My wife tried to keep me calm. It hurt though. Those close to me kept saying not to take it personal, but how else should I take it. My HS group had already planned a marching show for the fall, we already had experienced so much forward momentum. I expected the momentum to slow, but sliding backwards hurt. More than the numbers it hurt to lose 7 of the 9 students who attended honor bands and have 3 of my 5 band officers quit. Brutal, man. Brutal.

My new leaders are mostly young. But very involved (3 sport athletes, etc) and have already shown they can't dedicate the same level of dedication. My new band president is an on-again off-again behavioral problem...

My new MS group for the fall is only 21 students in both 7th and 8th grades. I only brought up 5 new 7th graders. Who can blame them, they had a horrible 6th grade band experience. I didn't get to see them in the 4th quarter at all and before that the schedule was a bust.

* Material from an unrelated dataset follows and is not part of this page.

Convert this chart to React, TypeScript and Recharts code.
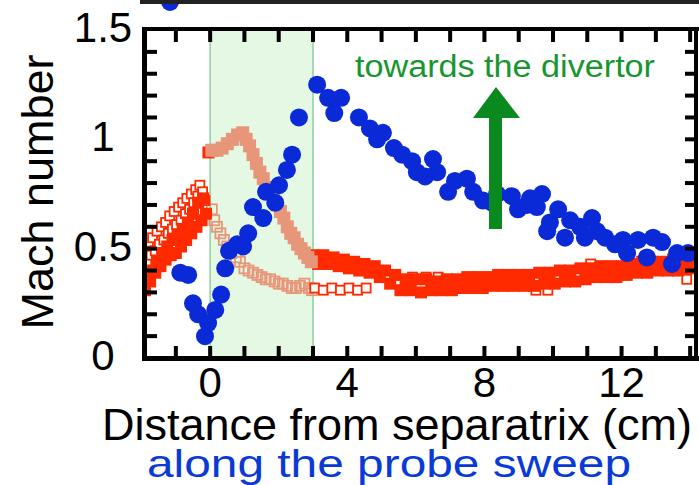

A job opened up, ideal location and size, I applied. No interview or anything. Fail.

My goal for this next year is to relax and have fun. Maybe I pushed to hard, maybe my very-goal oriented strategies from last year drove away the kids who wanted more fun, less heavy work. My relax and have fun goal is as much a curricular theme as a coping skill. I've got to relax and not take these bumps as personally.